To do:
Produce nothing but an exact copy of the lines from the one containing "Write a Python" through the one containing "upper = np.array([upper_poc, upper_white])", and do not carry over pictures.

Materials provided:

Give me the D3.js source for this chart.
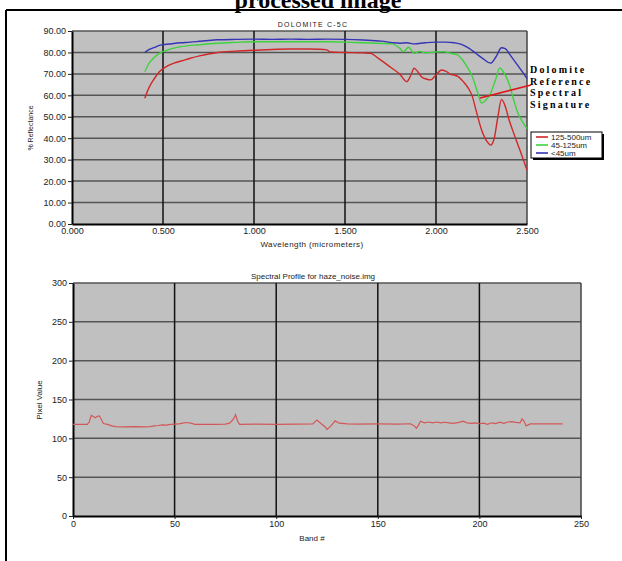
<!DOCTYPE html>
<html>
<head>
<meta charset="utf-8">
<script src="https://cdn.jsdelivr.net/npm/d3@7"></script>
<style>
	body { margin: 0; background: #fff; }
	svg { display: block; }
	text { font-family: Arial, "Liberation Sans", sans-serif; fill: #222; }
</style>
</head>
<body>
<svg id="canvas"></svg>
<script>
// ---- top chart: dolomite reference spectra ----
const topXTicks = [0, 0.5, 1.0, 1.5, 2.0, 2.5];
const topYTicks = [0, 10, 20, 30, 40, 50, 60, 70, 80, 90];

const wlRed = [0.40, 0.42, 0.45, 0.48, 0.52, 0.56, 0.60, 0.65, 0.70, 0.75, 0.80, 0.90, 1.00, 1.10, 1.20, 1.30, 1.35, 1.40, 1.42, 1.50, 1.60, 1.64, 1.68, 1.72, 1.76, 1.80, 1.84, 1.86, 1.88, 1.90, 1.92, 1.95, 1.97, 2.00, 2.03, 2.06, 2.08, 2.10, 2.12, 2.15, 2.18, 2.20, 2.22, 2.25, 2.28, 2.30, 2.32, 2.34, 2.36, 2.38, 2.40, 2.42, 2.45, 2.48, 2.50];
const refRed = [58.6, 63, 67.5, 71, 73.5, 75, 76, 77.3, 78.4, 79.3, 80, 80.6, 81, 81.4, 81.6, 81.6, 81.5, 81.2, 80.2, 80.0, 79.8, 79.6, 77.5, 75, 72.5, 70, 66.4, 69, 72.6, 71, 68.7, 67.5, 67.2, 69.5, 71.8, 71, 69.8, 69.5, 68.8, 66.4, 63, 59.4, 53, 44, 38.5, 36.8, 40, 50, 58.1, 55, 49, 44, 37, 30, 25.2];

const wlGreen = [0.40, 0.42, 0.45, 0.48, 0.52, 0.56, 0.60, 0.70, 0.80, 0.90, 1.00, 1.20, 1.40, 1.50, 1.60, 1.70, 1.76, 1.80, 1.82, 1.85, 1.88, 1.91, 1.94, 2.00, 2.04, 2.08, 2.12, 2.15, 2.18, 2.20, 2.23, 2.25, 2.27, 2.30, 2.33, 2.35, 2.37, 2.40, 2.43, 2.45, 2.48, 2.50];
const refGreen = [71, 74.5, 77.5, 79.6, 81, 82, 82.7, 83.6, 84.3, 84.7, 85, 85, 85, 84.8, 84.5, 84.2, 84, 82, 80.4, 82.4, 79.6, 80.5, 79.8, 80.2, 80.4, 79.6, 78.8, 76, 72, 68.7, 61, 56.4, 57.5, 61, 68, 72.8, 71, 65.8, 57, 51.8, 47, 44.5];

const wlBlue = [0.40, 0.42, 0.45, 0.48, 0.52, 0.56, 0.60, 0.65, 0.70, 0.75, 0.80, 0.90, 1.00, 1.10, 1.20, 1.30, 1.40, 1.50, 1.60, 1.70, 1.76, 1.80, 1.84, 1.88, 1.94, 2.00, 2.05, 2.10, 2.14, 2.18, 2.22, 2.26, 2.30, 2.33, 2.36, 2.38, 2.41, 2.44, 2.47, 2.50];
const refBlue = [80, 81.2, 82.2, 83.3, 83.8, 84.2, 84.5, 84.8, 85.2, 85.6, 85.9, 86.1, 86.2, 86.1, 86.2, 86.1, 86.2, 86.1, 85.8, 85.3, 84.6, 84.3, 84.5, 84.0, 84.5, 84.8, 84.8, 84.5, 83.8, 82, 79.5, 77, 75, 78, 82.2, 81.8, 78.5, 75, 71.5, 67.8];

const seriesNames = ['125-500um', '45-125um', '<45um'];
const seriesColors = ['#d02828', '#3ed23e', '#3434b4'];
const noteLines = ['Dolomite', 'Reference', 'Spectral', 'Signature'];

// ---- bottom chart: spectral profile ----
const botXTicks = [0, 50, 100, 150, 200, 250];
const botYTicks = [0, 50, 100, 150, 200, 250, 300];
const bands = [0, 7, 8, 9, 10, 11, 12, 13, 14, 15, 17, 19, 21, 25, 30, 35, 38, 40, 42, 44, 46, 48, 50, 52, 54, 56, 58, 60, 65, 70, 75, 77, 78, 79, 80, 81, 82, 90, 100, 110, 118, 120, 122, 124, 125, 127, 129, 131, 135, 140, 150, 160, 166, 168, 169, 170, 171, 173, 175, 177, 179, 181, 183, 185, 187, 190, 192, 194, 196, 198, 200, 202, 204, 206, 208, 210, 212, 214, 216, 218, 220, 221, 222, 223, 225, 230, 235, 241];
const pixelValues = [118, 118, 121, 129.5, 128, 126.5, 128.5, 129, 124, 119, 118, 116, 115, 114.8, 115, 114.8, 115.2, 116, 116.5, 117.4, 117, 118, 118.2, 118.5, 119.5, 120.4, 119.5, 118, 118, 118, 118.2, 119.5, 122, 125, 130.5, 122, 118, 118.2, 118, 118.3, 118.5, 123.4, 119, 115, 111.5, 116, 122.5, 119.5, 118.7, 118.4, 118.5, 118.3, 118.8, 116, 113, 117, 122, 120, 121, 119.8, 121, 120, 120.7, 120, 119.3, 120.5, 122, 120, 119.2, 120, 118.8, 119.5, 118, 120, 119, 120.8, 119.2, 121, 121.5, 120.5, 120, 125, 122, 116, 118.5, 118.5, 118.5, 118.5];

const w = 622;
const h = 561;
const svg = d3.select('#canvas').attr('width', w).attr('height', h);

// page frame + heading (cut by the top edge, as in the scan)
svg.append('text')
	.attr('x', 318).attr('y', 8)
	.attr('text-anchor', 'middle')
	.style('font-family', '"Liberation Serif", "Times New Roman", serif')
	.style('font-weight', 'bold').style('font-size', '24px').style('fill', '#000')
	.text('processed image');
svg.append('line').attr('x1', 6).attr('x2', w).attr('y1', 10).attr('y2', 10).attr('stroke', '#000').attr('stroke-width', 2);
svg.append('line').attr('x1', 6).attr('x2', 6).attr('y1', 10).attr('y2', h).attr('stroke', '#000').attr('stroke-width', 2);

function drawFrame(g, x, y, xTicks, yTicks) {
	const [x0, x1] = x.range();
	const [y0, y1] = y.range();
	g.append('rect').attr('x', x0).attr('y', y1).attr('width', x1 - x0).attr('height', y0 - y1).attr('fill', '#c0c0c0');
	g.selectAll('.hgrid').data(yTicks.slice(1)).enter().append('line')
		.attr('x1', x0).attr('x2', x1)
		.attr('y1', (d) => y(d)).attr('y2', (d) => y(d))
		.attr('stroke', '#555').attr('stroke-width', 1.5);
	g.selectAll('.vgrid').data(xTicks.slice(1)).enter().append('line')
		.attr('x1', (d) => x(d)).attr('x2', (d) => x(d))
		.attr('y1', y1).attr('y2', y0)
		.attr('stroke', (d, i) => (i === xTicks.length - 2 ? '#444' : '#111')).attr('stroke-width', 1.5);
}

function styleAxis(sel) {
	sel.select('.domain').attr('stroke', '#000').attr('stroke-width', 2);
	sel.selectAll('.tick line').attr('stroke', '#222');
	sel.selectAll('text').style('font-size', '9px').style('fill', '#222').attr('font-family', null);
}

// ---------- top chart ----------
const xTop = d3.scaleLinear().domain([0, 2.5]).range([72, 527]);
const yTop = d3.scaleLinear().domain([0, 90]).range([224, 31]);
const gTop = svg.append('g');
drawFrame(gTop, xTop, yTop, topXTicks, topYTicks);

gTop.append('g').attr('transform', 'translate(72,0)')
	.call(d3.axisLeft(yTop).tickValues(topYTicks).tickFormat(d3.format('.2f')).tickSize(4).tickSizeOuter(0).tickPadding(2))
	.call(styleAxis);
gTop.append('g').attr('transform', 'translate(0,224)')
	.call(d3.axisBottom(xTop).tickValues(topXTicks).tickFormat(d3.format('.3f')).tickSize(0).tickPadding(4))
	.call(styleAxis);

const topLine = d3.line().x((d) => xTop(d[0])).y((d) => yTop(d[1])).curve(d3.curveMonotoneX);
const topSeries = [
	d3.zip(wlRed, refRed),
	d3.zip(wlGreen, refGreen),
	d3.zip(wlBlue, refBlue)
];
gTop.selectAll('.spec').data(topSeries).enter().append('path')
	.attr('d', topLine)
	.attr('fill', 'none')
	.attr('stroke', (d, i) => seriesColors[i])
	.attr('stroke-width', 1.4);

gTop.append('text').attr('x', 313).attr('y', 27).attr('text-anchor', 'middle')
	.style('font-size', '7px').style('letter-spacing', '1.2px').text('DOLOMITE C-5C');
gTop.append('text').attr('x', 312).attr('y', 247).attr('text-anchor', 'middle')
	.style('font-size', '8px').style('letter-spacing', '0.4px').text('Wavelength (micrometers)');
gTop.append('text').attr('transform', 'translate(33,128) rotate(-90)').attr('text-anchor', 'middle')
	.style('font-size', '7px').text('% Reflectance');

// legend
const legend = gTop.append('g').attr('transform', 'translate(531,132)');
legend.append('rect').attr('x', 2).attr('y', 2).attr('width', 71).attr('height', 26).attr('fill', '#000');
legend.append('rect').attr('width', 71).attr('height', 26).attr('fill', '#fff').attr('stroke', '#000').attr('stroke-width', 1);
seriesNames.forEach((name, i) => {
	legend.append('line').attr('x1', 5).attr('x2', 17).attr('y1', 5 + i * 8).attr('y2', 5 + i * 8)
		.attr('stroke', seriesColors[i]).attr('stroke-width', 1.6);
	legend.append('text').attr('x', 20).attr('y', 8 + i * 8).style('font-size', '8px').text(name);
});

// annotation
gTop.append('line').attr('x1', 480).attr('y1', 98).attr('x2', 531).attr('y2', 85)
	.attr('stroke', '#e01818').attr('stroke-width', 1.8);
noteLines.forEach((t, i) => {
	gTop.append('text').attr('x', 530).attr('y', 73 + i * 11.6)
		.style('font-family', '"Liberation Serif", "Times New Roman", serif')
		.style('font-weight', 'bold').style('font-size', '10px').style('letter-spacing', '2.2px').style('fill', '#000')
		.text(t);
});

// ---------- bottom chart ----------
const xBot = d3.scaleLinear().domain([0, 250]).range([73, 581]);
const yBot = d3.scaleLinear().domain([0, 300]).range([516, 283]);
const gBot = svg.append('g');
drawFrame(gBot, xBot, yBot, botXTicks, botYTicks);

gBot.append('g').attr('transform', 'translate(73,0)')
	.call(d3.axisLeft(yBot).tickValues(botYTicks).tickFormat(d3.format('d')).tickSize(4).tickSizeOuter(0).tickPadding(2))
	.call(styleAxis);
gBot.append('g').attr('transform', 'translate(0,516)')
	.call(d3.axisBottom(xBot).tickValues(botXTicks).tickFormat(d3.format('d')).tickSize(3).tickSizeOuter(0).tickPadding(2))
	.call(styleAxis);

const botLine = d3.line().x((d) => xBot(d[0])).y((d) => yBot(d[1]));
gBot.append('path')
	.datum(d3.zip(bands, pixelValues))
	.attr('d', botLine)
	.attr('fill', 'none')
	.attr('stroke', '#d25858')
	.attr('stroke-width', 1.2);

gBot.append('text').attr('x', 313).attr('y', 279).attr('text-anchor', 'middle')
	.style('font-size', '8px').text('Spectral Profile for haze_noise.img');
gBot.append('text').attr('x', 312).attr('y', 541).attr('text-anchor', 'middle')
	.style('font-size', '8px').text('Band #');
gBot.append('text').attr('transform', 'translate(42,400) rotate(-90)').attr('text-anchor', 'middle')
	.style('font-size', '8px').text('Pixel Value');
</script>
</body>
</html>
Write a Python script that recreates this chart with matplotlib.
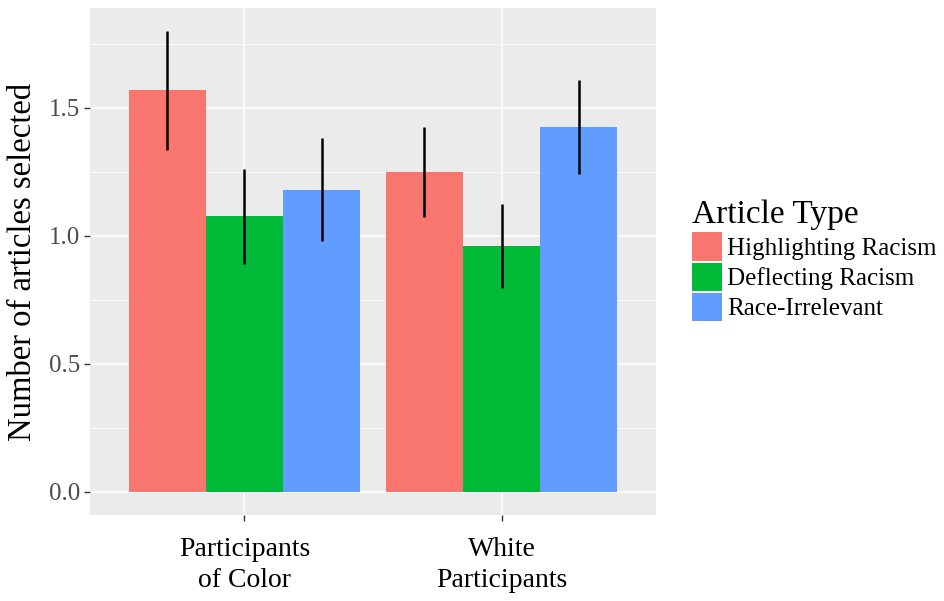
import numpy as np
import matplotlib.pyplot as plt
from matplotlib.patches import Patch

# mean number of articles selected, with 95% CI bounds
groups     = ['Participants\nof Color', 'White\nParticipants']
art_types  = ['Highlighting Racism', 'Deflecting Racism', 'Race-Irrelevant']
means_poc   = [1.570, 1.077, 1.180]
lower_poc   = [1.337, 0.891, 0.979]
upper_poc   = [1.802, 1.262, 1.383]
means_white = [1.250, 0.959, 1.424]
lower_white = [1.074, 0.797, 1.242]
upper_white = [1.424, 1.123, 1.608]

ccolors = ['#F8766D', '#00BA38', '#619CFF']
plt.rcParams['font.family'] = ['Liberation Serif', 'DejaVu Serif']

means = np.array([means_poc, means_white])
lower = np.array([lower_poc, lower_white])
upper = np.array([upper_poc, upper_white])

fig = plt.figure(figsize=(9.45, 6.01), dpi=100)
ax = fig.add_axes([90/945, 86/601, 566/945, 507/601])
ax.set_facecolor('#EBEBEB')

# grid like ggplot2 theme_grey
for y in [0.25, 0.75, 1.25, 1.75]:
    ax.axhline(y, color='white', linewidth=0.6, zorder=0)
for y in [0.0, 0.5, 1.0, 1.5]:
    ax.axhline(y, color='white', linewidth=1.2, zorder=0)
xc = np.array([1, 2])
for x in xc:
    ax.axvline(x, color='white', linewidth=1.2, zorder=0)

w = 0.3
for k in range(3):
    xpos = xc + (k - 1) * w
    ax.bar(xpos, means[:, k], width=w, color=ccolors[k], zorder=2)
    ax.vlines(xpos, lower[:, k], upper[:, k], color='black', linewidth=1.8, zorder=3)

ax.set_xlim(0.4, 2.6)
ax.set_ylim(-0.09, 1.89)
ax.set_yticks([0.0, 0.5, 1.0, 1.5])
ax.set_yticklabels(['0.0', '0.5', '1.0', '1.5'], fontsize=18, color='#4D4D4D')
ax.set_xticks(xc)
ax.set_xticklabels(groups, fontsize=20, color='black', linespacing=1.3)
ax.tick_params(axis='both', length=4, width=1, color='#333333')
ax.tick_params(axis='x', pad=12)
ax.tick_params(axis='y', pad=3)
for s in ax.spines.values():
    s.set_visible(False)
ax.set_ylabel('Number of articles selected', fontsize=23.5, labelpad=8)

handles = [Patch(facecolor=c, edgecolor='none') for c in ccolors]
leg = fig.legend(handles, art_types, title='Article Type', loc='upper left',
                 bbox_to_anchor=(682/945, 1 - 190/601), frameon=False,
                 fontsize=18, title_fontsize=24, handlelength=1.2, handleheight=1.35,
                 handletextpad=0.2, labelspacing=0.08, borderaxespad=0)
leg._legend_box.align = 'left'

fig.savefig('out.png', dpi=100)
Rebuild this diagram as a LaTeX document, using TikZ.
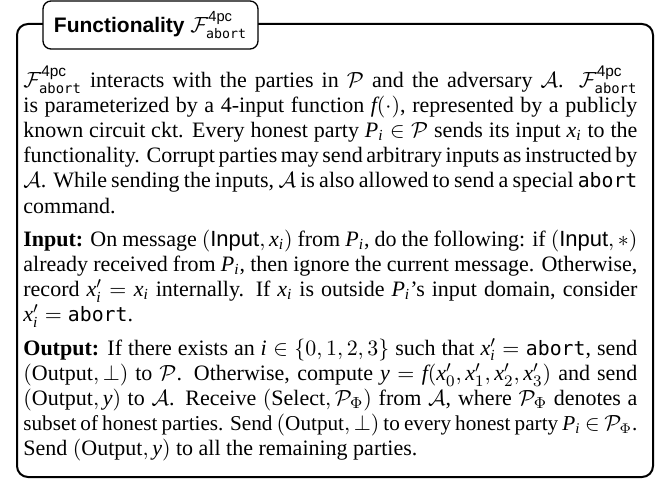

Expected answer:
Write a Python script that recreates this chart with matplotlib.
import numpy as np
import matplotlib.pyplot as plt
from matplotlib.patches import Patch

# mean number of articles selected, with 95% CI bounds
groups     = ['Participants\nof Color', 'White\nParticipants']
art_types  = ['Highlighting Racism', 'Deflecting Racism', 'Race-Irrelevant']
means_poc   = [1.570, 1.077, 1.180]
lower_poc   = [1.337, 0.891, 0.979]
upper_poc   = [1.802, 1.262, 1.383]
means_white = [1.250, 0.959, 1.424]
lower_white = [1.074, 0.797, 1.242]
upper_white = [1.424, 1.123, 1.608]

ccolors = ['#F8766D', '#00BA38', '#619CFF']
plt.rcParams['font.family'] = ['Liberation Serif', 'DejaVu Serif']

means = np.array([means_poc, means_white])
lower = np.array([lower_poc, lower_white])
upper = np.array([upper_poc, upper_white])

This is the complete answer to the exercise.